Only lines with the word "chart" are needed; collect each of them from the listing below.

** BEGIN Provided material **

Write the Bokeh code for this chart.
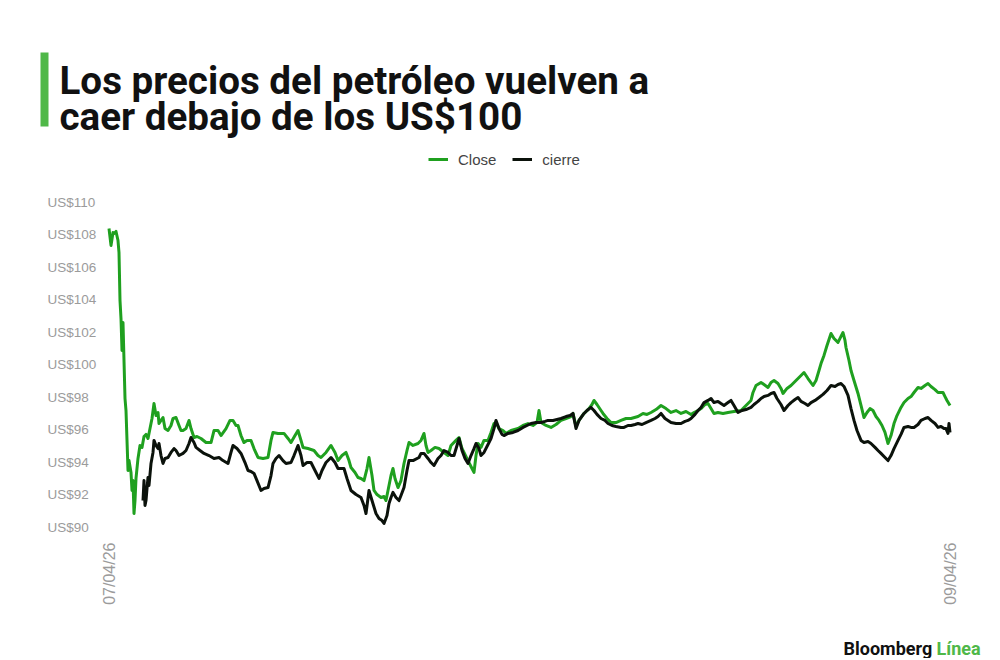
from math import pi
from bokeh.plotting import figure
from bokeh.models import Range1d, FixedTicker, Legend, LegendItem
from bokeh.layouts import column
from bokeh.core.properties import value
from bokeh.embed import file_html
from bokeh.resources import INLINE

# ---------------- data ----------------
TITLE_LINES = ["Los precios del petróleo vuelven a", "caer debajo de los US$100"]
SERIES_NAMES = ["Close", "cierre"]
DATE_LABELS = ["07/04/26", "09/04/26"]
Y_TICKS = [90, 92, 94, 96, 98, 100, 102, 104, 106, 108, 110]
Y_TICK_LABELS = ["US$90", "US$92", "US$94", "US$96", "US$98", "US$100",
                 "US$102", "US$104", "US$106", "US$108", "US$110"]
LOGO_WORDS = ["Bloomberg", "Línea"]

# sample index (0 = 07/04/26 open, 841 = 09/04/26 last)
close_t = [0, 2, 4, 5, 7, 9, 10, 11, 12, 13,
           14, 15, 16, 17, 18, 19, 20, 22, 23, 24,
           25, 26, 27, 29, 31, 33, 35, 37, 39, 41,
           43, 45, 47, 49, 50, 52, 54, 56, 59, 62,
           64, 67, 70, 72, 74, 77, 80, 82, 85, 88,
           92, 97, 102, 105, 109, 112, 117, 121, 124, 127,
           129, 132, 135, 138, 142, 145, 149, 154, 159, 162,
           164, 169, 175, 179, 182, 186, 189, 192, 194, 199,
           205, 209, 212, 217, 222, 226, 229, 233, 237, 240,
           242, 246, 249, 252, 255, 258, 260, 263, 265, 268,
           272, 275, 277, 280, 282, 284, 286, 289, 292, 295,
           298, 300, 304, 309, 312, 315, 317, 319, 322, 326,
           330, 335, 339, 342, 347, 350, 353, 355, 359, 363,
           365, 367, 369, 372, 375, 379, 382, 385, 387, 390,
           394, 397, 402, 409, 414, 419, 424, 428, 430, 432,
           437, 442, 447, 452, 457, 462, 464, 467, 470, 475,
           480, 483, 485, 488, 492, 494, 498, 502, 507, 512,
           517, 522, 529, 534, 538, 542, 547, 552, 557, 562,
           567, 572, 577, 582, 585, 589, 592, 596, 599, 602,
           605, 609, 614, 619, 625, 632, 637, 642, 644, 647,
           652, 655, 659, 662, 665, 669, 672, 674, 678, 682,
           687, 690, 695, 699, 704, 707, 710, 712, 715, 718,
           722, 725, 729, 732, 734, 736, 737, 740, 742, 745,
           749, 752, 755, 758, 761, 764, 767, 770, 773, 776,
           779, 782, 785, 788, 792, 795, 799, 802, 805, 809,
           812, 816, 819, 822, 826, 829, 832, 834, 836, 838,
           841]
close_price = [108.38, 107.34, 108.14, 108.07, 108.20, 107.64, 106.90, 103.95, 102.84, 100.87,
               102.60, 100.26, 97.92, 97.18, 95.34, 93.49, 94.10, 93.37, 92.26, 92.87,
               90.84, 91.64, 93.00, 94.23, 95.03, 94.91, 95.58, 95.71, 95.46, 96.07,
               96.69, 97.61, 96.87, 97.06, 96.38, 96.57, 96.75, 96.07, 95.95, 96.26,
               96.69, 96.75, 96.26, 95.95, 95.95, 96.07, 96.57, 96.07, 95.52, 95.58,
               95.46, 95.21, 95.21, 95.95, 95.95, 95.64, 96.07, 96.57, 96.57, 96.26,
               96.26, 95.64, 95.21, 95.34, 95.34, 94.84, 94.29, 94.23, 94.29, 95.34,
               95.83, 95.77, 95.77, 95.46, 95.21, 95.64, 95.95, 95.34, 94.91, 94.84,
               94.72, 94.41, 94.29, 94.60, 95.03, 94.60, 94.10, 94.41, 94.60, 94.10,
               93.67, 93.37, 93.06, 93.00, 92.87, 93.61, 94.29, 93.18, 92.26, 92.01,
               91.83, 91.89, 91.64, 92.57, 93.18, 93.61, 93.00, 92.44, 92.87, 93.92,
               94.72, 95.21, 95.03, 95.15, 95.34, 95.77, 95.03, 94.60, 94.72, 94.91,
               94.84, 94.60, 94.41, 95.03, 95.34, 95.52, 94.84, 94.60, 94.10, 93.61,
               93.37, 94.41, 95.15, 94.91, 95.34, 95.34, 95.83, 96.38, 96.44, 96.07,
               95.95, 95.77, 95.95, 96.07, 96.26, 96.38, 96.26, 96.44, 97.18, 96.44,
               96.26, 96.14, 96.32, 96.57, 96.69, 96.81, 97.00, 96.20, 96.57, 97.00,
               97.30, 97.55, 97.80, 97.55, 97.18, 97.00, 96.69, 96.44, 96.44, 96.57,
               96.69, 96.69, 96.81, 97.00, 96.94, 97.06, 97.24, 97.49, 97.30, 97.06,
               97.18, 97.00, 97.12, 96.94, 97.06, 97.18, 97.30, 97.55, 97.61, 97.30,
               97.00, 97.06, 97.00, 97.06, 97.12, 97.18, 97.49, 97.80, 98.29, 98.72,
               98.91, 98.78, 98.60, 98.91, 99.03, 98.84, 98.54, 98.23, 98.54, 98.72,
               99.03, 99.21, 99.52, 99.15, 98.72, 99.03, 99.64, 100.07, 100.57, 101.18,
               101.92, 101.61, 101.37, 101.74, 101.98, 101.49, 101.06, 100.26, 99.64, 99.03,
               98.23, 97.49, 96.75, 97.06, 97.30, 97.18, 96.81, 96.57, 96.26, 95.83,
               95.15, 95.64, 96.38, 96.87, 97.37, 97.67, 97.92, 98.04, 98.29, 98.60,
               98.54, 98.72, 98.84, 98.66, 98.47, 98.29, 98.29, 98.29, 98.04, 97.80,
               97.49]

cierre_t = [34, 35, 36, 37, 38, 39, 40, 42, 44, 45,
            47, 49, 50, 52, 54, 56, 59, 62, 65, 67,
            70, 74, 77, 80, 82, 85, 87, 91, 95, 100,
            105, 110, 114, 119, 122, 124, 128, 132, 136, 139,
            142, 145, 148, 152, 155, 159, 162, 164, 167, 170,
            174, 177, 182, 185, 189, 192, 194, 198, 202, 206,
            210, 213, 217, 222, 226, 229, 232, 235, 238, 242,
            247, 252, 255, 257, 260, 263, 267, 270, 273, 275,
            278, 280, 282, 284, 287, 290, 292, 295, 298, 300,
            304, 310, 312, 315, 319, 322, 325, 329, 332, 335,
            339, 342, 345, 348, 350, 353, 356, 359, 362, 365,
            367, 370, 372, 375, 379, 382, 385, 387, 390, 393,
            395, 399, 404, 409, 414, 418, 422, 427, 432, 436,
            439, 444, 448, 452, 457, 461, 464, 467, 470, 475,
            478, 482, 485, 488, 492, 496, 499, 503, 507, 512,
            515, 519, 522, 526, 529, 533, 537, 542, 546, 549,
            552, 556, 559, 562, 567, 572, 576, 579, 582, 586,
            589, 592, 595, 599, 602, 605, 609, 612, 615, 619,
            622, 625, 629, 633, 637, 642, 645, 649, 652, 655,
            659, 662, 665, 668, 672, 675, 679, 682, 686, 689,
            692, 696, 699, 702, 706, 710, 714, 718, 722, 726,
            729, 732, 735, 739, 742, 745, 748, 752, 755, 759,
            762, 766, 769, 772, 776, 779, 782, 785, 789, 792,
            795, 799, 802, 805, 809, 812, 816, 819, 822, 826,
            829, 832, 835, 837, 839, 840, 841]
cierre_price = [91.64, 92.87, 91.34, 91.64, 92.38, 93.06, 92.57, 93.92, 94.60, 95.34,
                95.03, 94.84, 95.15, 94.41, 93.92, 94.23, 94.29, 94.60, 94.84, 94.72,
                94.41, 94.54, 94.72, 95.15, 95.52, 95.21, 94.91, 94.72, 94.54, 94.41,
                94.23, 94.29, 94.10, 93.92, 94.60, 95.03, 94.84, 94.54, 93.98, 93.49,
                93.43, 93.31, 92.87, 92.26, 92.38, 92.44, 93.18, 93.92, 94.23, 94.41,
                94.10, 93.92, 93.98, 94.41, 95.03, 94.41, 93.80, 93.98, 93.98, 93.49,
                93.00, 93.49, 93.98, 94.29, 93.98, 93.61, 93.61, 93.61, 93.00, 92.26,
                92.01, 91.83, 91.34, 90.84, 92.26, 91.64, 90.84, 90.54, 90.41, 90.23,
                90.72, 91.46, 91.83, 92.14, 91.83, 91.64, 91.95, 92.44, 93.49, 94.10,
                94.10, 94.29, 94.54, 94.54, 94.23, 93.98, 93.80, 94.23, 94.41, 94.72,
                94.60, 94.41, 94.41, 95.03, 95.46, 94.72, 94.23, 93.92, 94.41, 94.84,
                95.15, 94.84, 94.41, 94.60, 95.09, 95.46, 96.07, 96.57, 96.07, 95.71,
                95.64, 95.77, 95.83, 95.95, 96.14, 96.26, 96.38, 96.44, 96.44, 96.51,
                96.57, 96.57, 96.63, 96.69, 96.81, 96.87, 97.00, 96.07, 96.57, 97.00,
                97.18, 97.37, 97.18, 96.94, 96.69, 96.57, 96.38, 96.26, 96.20, 96.14,
                96.14, 96.26, 96.26, 96.32, 96.38, 96.32, 96.44, 96.57, 96.69, 96.81,
                97.00, 96.69, 96.57, 96.44, 96.38, 96.38, 96.51, 96.57, 96.69, 96.94,
                97.18, 97.37, 97.67, 97.80, 97.92, 97.67, 97.74, 97.61, 97.49, 97.67,
                97.80, 97.49, 97.06, 97.18, 97.24, 97.37, 97.55, 97.74, 97.92, 98.04,
                98.11, 98.23, 98.29, 97.92, 97.55, 97.18, 97.49, 97.67, 97.86, 97.98,
                97.74, 97.61, 97.49, 97.67, 97.80, 97.98, 98.17, 98.41, 98.72, 98.66,
                98.78, 98.84, 98.66, 98.11, 97.30, 96.57, 95.95, 95.34, 95.21, 95.27,
                95.15, 94.91, 94.72, 94.54, 94.29, 94.10, 94.41, 94.84, 95.34, 95.71,
                96.14, 96.20, 96.14, 96.14, 96.32, 96.57, 96.69, 96.75, 96.57, 96.38,
                96.14, 96.20, 96.07, 96.07, 95.77, 96.38, 95.83]

# ---------------- layout / style (screen px) ----------------
W = 998
HEADER_H, MAIN_H, FOOTER_H = 140, 470, 48
FRAME_T, FRAME_B = HEADER_H, 540          # main frame spans the full width
X0_PX, X1_PX = 108.5, 949.5               # screen px of first / last sample
Y_HI_PX, Y_LO_PX = 201.7, 526.7           # screen px of top / bottom tick

GREEN_LINE = "#1fa01f"
BLACK_LINE = "#0b120b"
BRAND_GREEN = "#4fb848"
GRAY = "#9b9b9b"

t_first = 0
t_last = max(close_t)
ppu_x = (X1_PX - X0_PX) / (t_last - t_first)
x_start = t_first - X0_PX / ppu_x
x_end = t_last + (W - X1_PX) / ppu_x
ppu_y = (Y_LO_PX - Y_HI_PX) / (max(Y_TICKS) - min(Y_TICKS))
y_end = max(Y_TICKS) + (Y_HI_PX - FRAME_T) / ppu_y
y_start = min(Y_TICKS) - (FRAME_B - Y_LO_PX) / ppu_y


def blank(h, top):
    f = figure(width=W, height=h, x_range=Range1d(0, W),
               y_range=Range1d(top + h, top), toolbar_location=None,
               output_backend="svg", min_border=0, x_axis_location=None,
               y_axis_location=None, outline_line_color=None, title=None)
    f.grid.visible = False
    return f


# header
header = blank(HEADER_H, 0)
header.quad(left=[40], right=[48], top=[52], bottom=[126],
            fill_color=BRAND_GREEN, line_color=None)
header.text(x=[59, 59], y=[80, 115.5], text=TITLE_LINES,
            text_font=value("Roboto"), text_font_style="bold",
            text_font_size=value("38.6px"), text_baseline="alphabetic",
            text_color="#111111")

# main chart
p = figure(width=W, height=MAIN_H, x_range=Range1d(x_start, x_end),
           y_range=Range1d(y_start, y_end), toolbar_location=None,
           output_backend="svg", title=None, y_axis_location=None,
           min_border_left=0, min_border_right=0,
           min_border_top=FRAME_T - HEADER_H,
           min_border_bottom=HEADER_H + MAIN_H - FRAME_B,
           outline_line_color=None)
p.grid.visible = False

r_close = p.line(close_t, close_price, line_color=GREEN_LINE, line_width=3,
                 line_join="round")
r_cierre = p.line(cierre_t, cierre_price, line_color=BLACK_LINE, line_width=3,
                  line_join="round")

p.text(x=[x_start] * len(Y_TICKS), y=Y_TICKS, text=Y_TICK_LABELS, x_offset=47,
       text_align="left", text_baseline="middle",
       text_font=value("Liberation Sans"), text_font_size=value("13.5px"),
       text_color=GRAY)

ax = p.xaxis[0]
ax.ticker = FixedTicker(ticks=[t_first, t_last])
ax.major_label_overrides = {t_first: DATE_LABELS[0], t_last: DATE_LABELS[1]}
ax.major_label_orientation = pi / 2
ax.axis_line_color = None
ax.major_tick_line_color = None
ax.minor_tick_line_color = None
ax.major_tick_out = 0
ax.major_tick_in = 0
ax.major_label_standoff = 2
ax.major_label_text_font = "Liberation Sans"
ax.major_label_text_font_size = "16px"
ax.major_label_text_color = GRAY

legend = Legend(items=[LegendItem(label=SERIES_NAMES[0], renderers=[r_close]),
                       LegendItem(label=SERIES_NAMES[1], renderers=[r_cierre])],
                orientation="horizontal", location=(428, FRAME_B - 169),
                padding=0, margin=0, spacing=16, glyph_width=20, glyph_height=20,
                label_height=20, label_standoff=10,
                label_text_font="Liberation Sans", label_text_font_size="15px",
                label_text_color="#444444", border_line_color=None,
                background_fill_alpha=0)
p.add_layout(legend, "center")

# footer (logo)
footer_top = HEADER_H + MAIN_H
footer = blank(FOOTER_H, footer_top)
footer.text(x=[843], y=[648], text=[LOGO_WORDS[0]], text_font=value("Roboto"),
            text_font_style="bold", text_font_size=value("18px"),
            text_baseline="alphabetic", text_color="#111111")
footer.text(x=[936], y=[648], text=[LOGO_WORDS[1]], text_font=value("Roboto"),
            text_font_style="bold", text_font_size=value("18px"),
            text_baseline="alphabetic", text_color=BRAND_GREEN)

layout = column(header, p, footer, spacing=0)
open("out.html", "w").write(file_html(layout, INLINE))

** END Provided material **

### The result
Write the Bokeh code for this chart.
# main chart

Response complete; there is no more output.